Normally I'm not one for cultivars but I made an exception in this case. I've had Trout Lilies growing in the garden for almost 10 years now and they have yet to flower! Erythronium americanum much prefers to clone itself under the soil sending up a small carpet of roots everywhere. I've ready that on average only 5% (of what might be considered individual plants) in a given population will flower. Blooming seems to be triggered by the tap root finally reaching a certain distance down, or perhaps because it's become stressed from hitting rocks and things. I've been told that they're more likely to flower if rocks are placed just under the bulb to help stress the plant into sending its energy elsewhere but have yet to try this. 


So I bought a cultivar called, Erythronium 'Pagoda'  which is a hybrid of two species native to the western United States. I gather both are better about flowering and this hybrid cultivar seems to be no exception. It's parents are E. revolutum  and E. tuolumnense.

E. revolutum goes by Pink Fawn Lily, and seems to show through in the cultivar by the matting on the leaves.
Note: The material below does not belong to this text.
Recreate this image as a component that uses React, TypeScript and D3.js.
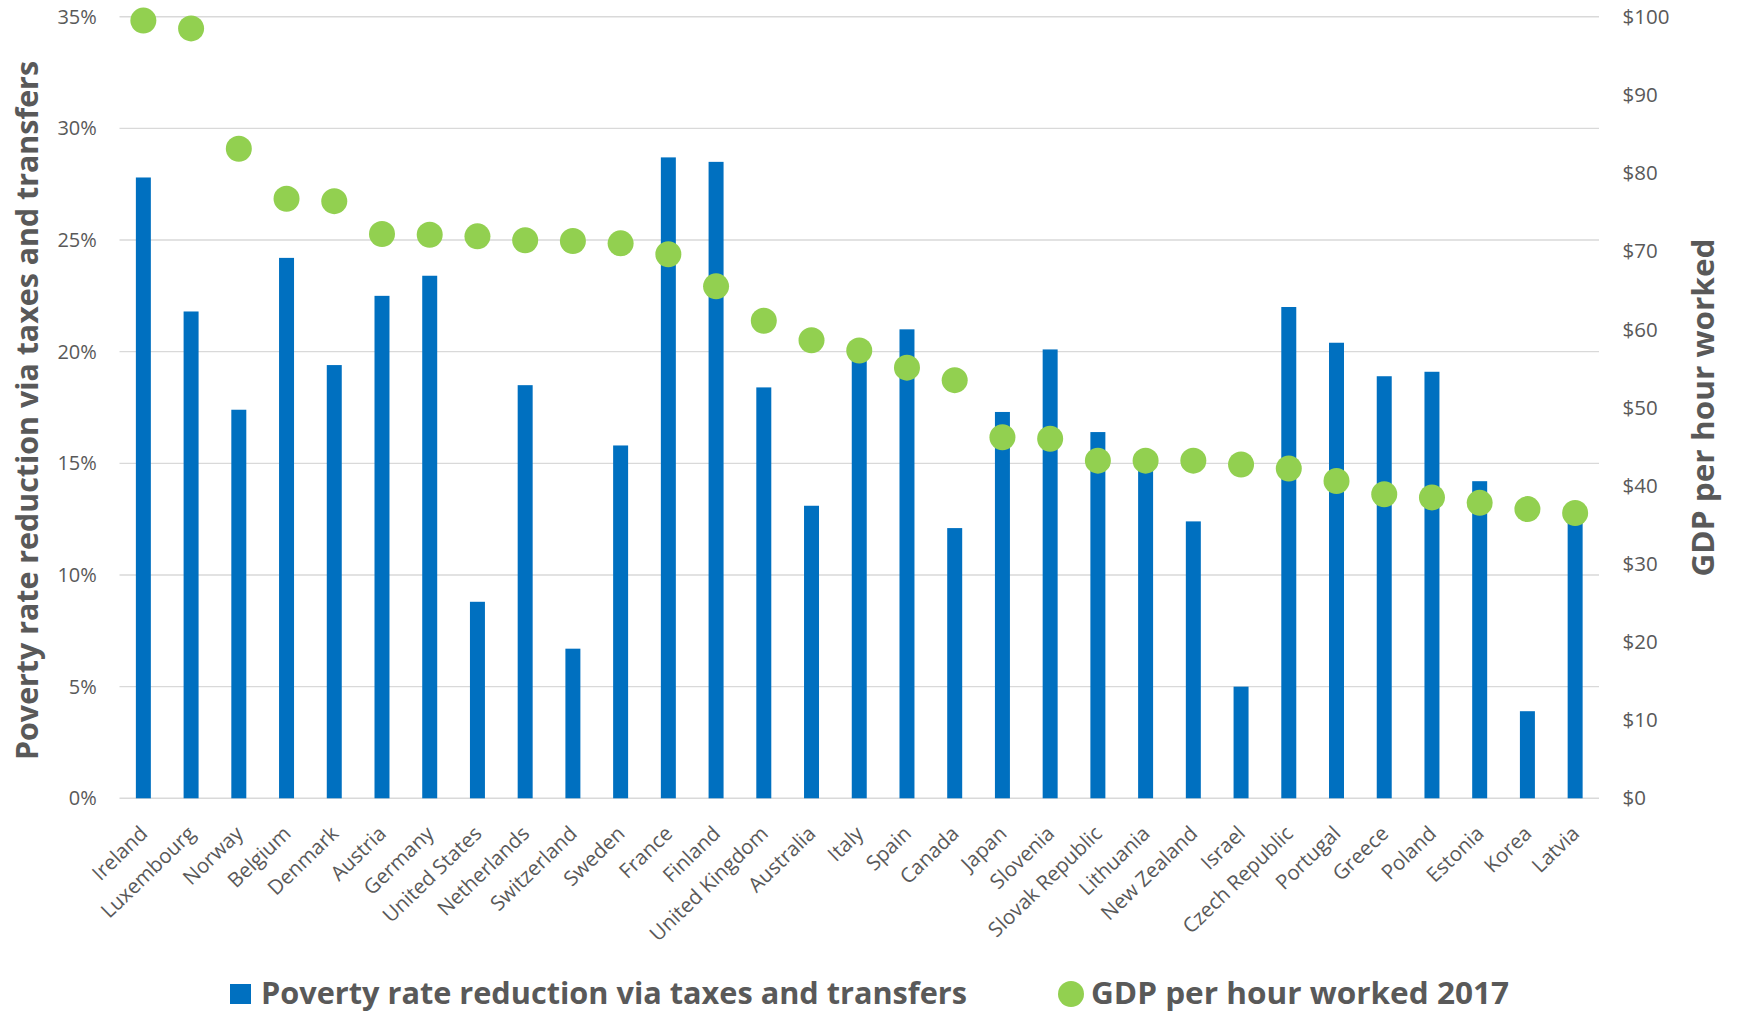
import React from 'react';
import * as d3 from 'd3';

const countries = [
  'Ireland', 'Luxembourg', 'Norway', 'Belgium', 'Denmark', 'Austria', 'Germany',
  'United States', 'Netherlands', 'Switzerland', 'Sweden', 'France', 'Finland',
  'United Kingdom', 'Australia', 'Italy', 'Spain', 'Canada', 'Japan', 'Slovenia',
  'Slovak Republic', 'Lithuania', 'New Zealand', 'Israel', 'Czech Republic',
  'Portugal', 'Greece', 'Poland', 'Estonia', 'Korea', 'Latvia',
];

// Poverty rate reduction via taxes and transfers (%)
const povertyReduction = [
  27.8, 21.8, 17.4, 24.2, 19.4, 22.5, 23.4, 8.8, 18.5, 6.7, 15.8, 28.7, 28.5,
  18.4, 13.1, 19.9, 21.0, 12.1, 17.3, 20.1, 16.4, 15.0, 12.4, 5.0, 22.0,
  20.4, 18.9, 19.1, 14.2, 3.9, 12.7,
];

// GDP per hour worked 2017 (USD)
const gdpPerHour = [
  99.5, 98.5, 83.1, 76.7, 76.4, 72.2, 72.1, 71.9, 71.4, 71.3, 71.0, 69.6, 65.5,
  61.1, 58.6, 57.3, 55.1, 53.5, 46.2, 46.0, 43.2, 43.2, 43.2, 42.7, 42.2,
  40.6, 38.9, 38.5, 37.8, 37.0, 36.5,
];

const leftTicks = [0, 5, 10, 15, 20, 25, 30, 35];
const rightTicks = [0, 10, 20, 30, 40, 50, 60, 70, 80, 90, 100];

const leftTitle = 'Poverty rate reduction via taxes and transfers';
const rightTitle = 'GDP per hour worked';
const legendBar = 'Poverty rate reduction via taxes and transfers';
const legendDot = 'GDP per hour worked 2017';

const BAR_COLOR = '#0070C0';
const DOT_COLOR = '#92D050';
const TEXT_COLOR = '#595959';
const GRID_COLOR = '#D9D9D9';
const FONT = "'Open Sans', 'Noto Sans', sans-serif";

export default function App() {
  const W = 1737;
  const H = 1012;
  const plotLeft = 119.5;
  const plotRight = 1599;
  const plotTop = 16.7;
  const plotBottom = 798.3;

  const x = d3.scaleBand<string>().domain(countries).range([plotLeft, plotRight]).padding(0);
  const yL = d3.scaleLinear().domain([0, 35]).range([plotBottom, plotTop]);
  const yR = d3.scaleLinear().domain([0, 100]).range([plotBottom, plotTop]);
  const barW = x.bandwidth() * 0.314;
  const cx = (c: string) => (x(c) as number) + x.bandwidth() / 2;

  return (
    <svg
      width={W}
      height={H}
      style={{ position: 'absolute', left: 0, top: 0, display: 'block', background: '#fff' }}
      fontFamily={FONT}
    >
      <rect x={0} y={0} width={W} height={H} fill="#fff" />
      {/* gridlines */}
      {leftTicks.map((t) => (
        <line
          key={'g' + t}
          x1={plotLeft}
          x2={plotRight}
          y1={yL(t)}
          y2={yL(t)}
          stroke={GRID_COLOR}
          strokeWidth={1.4}
        />
      ))}
      {/* left tick labels */}
      {leftTicks.map((t) => (
        <text
          key={'l' + t}
          x={96.8}
          y={yL(t)}
          dy="0.35em"
          textAnchor="end"
          fontSize={20}
          fill={TEXT_COLOR}
        >
          {t + '%'}
        </text>
      ))}
      {/* right tick labels */}
      {rightTicks.map((t) => (
        <text
          key={'r' + t}
          x={1622.5}
          y={yR(t)}
          dy="0.35em"
          textAnchor="start"
          fontSize={20.5}
          fill={TEXT_COLOR}
        >
          {'$' + t}
        </text>
      ))}
      {/* bars */}
      {countries.map((c, i) => (
        <rect
          key={'b' + c}
          x={cx(c) - barW / 2}
          y={yL(povertyReduction[i])}
          width={barW}
          height={yL(0) - yL(povertyReduction[i])}
          fill={BAR_COLOR}
        />
      ))}
      {/* dots */}
      {countries.map((c, i) => (
        <circle key={'d' + c} cx={cx(c)} cy={yR(gdpPerHour[i])} r={13} fill={DOT_COLOR} />
      ))}
      {/* x labels */}
      {countries.map((c) => (
        <text
          key={'x' + c}
          transform={`translate(${cx(c) + 5.5},${835}) rotate(-44)`}
          textAnchor="end"
          fontSize={20.5}
          fill={TEXT_COLOR}
        >
          {c}
        </text>
      ))}
      {/* axis titles */}
      <text
        transform={`translate(38,${(plotTop + plotBottom) / 2 + 3}) rotate(-90)`}
        textAnchor="middle"
        fontSize={31}
        fontWeight="bold"
        fill={TEXT_COLOR}
        textLength={699}
        lengthAdjust="spacingAndGlyphs"
      >
        {leftTitle}
      </text>
      <text
        transform={`translate(1714,${(plotTop + plotBottom) / 2}) rotate(-90)`}
        textAnchor="middle"
        fontSize={31}
        fontWeight="bold"
        fill={TEXT_COLOR}
        textLength={338}
        lengthAdjust="spacingAndGlyphs"
      >
        {rightTitle}
      </text>
      {/* legend */}
      <rect x={230} y={984} width={21} height={20} fill={BAR_COLOR} />
      <text
        x={261}
        y={1004}
        fontSize={31}
        fontWeight="bold"
        fill={TEXT_COLOR}
        textLength={706}
        lengthAdjust="spacingAndGlyphs"
      >
        {legendBar}
      </text>
      <circle cx={1071} cy={994} r={13} fill={DOT_COLOR} />
      <text
        x={1091}
        y={1004}
        fontSize={31}
        fontWeight="bold"
        fill={TEXT_COLOR}
        textLength={418}
        lengthAdjust="spacingAndGlyphs"
      >
        {legendDot}
      </text>
    </svg>
  );
}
E. tuolumnense goes by Tuolumne's Fawn Lily, and seems to show through in the flower color (yellow).

Of three plants I have, all of them have produced flowers, which all have multiple buds on a single stem, making this a superior plant to the more indigenous native in a garden setting at least. After a decade I expend at least one of them to flower, and thus far the best I've gotten is one to produce two leaves, meaning that it's thinking about flowering, so maybe next year. For now though I'm enjoying these.

Trout Lilies all seem to spread their seeds about by ants, which is what got me interested in growing so many wildflowers in the first place. I'm eager to see if this cultivar does the same. And perhaps if the seeds are viable, see whether the diversity of the two species are still there. I may end up with a pink flowering one in a few years or maybe ones which lack matting on the leaves. Normally hybrids are sterile though, so it's likely this one is only maintained by division. Still though it will be interesting to see what happens.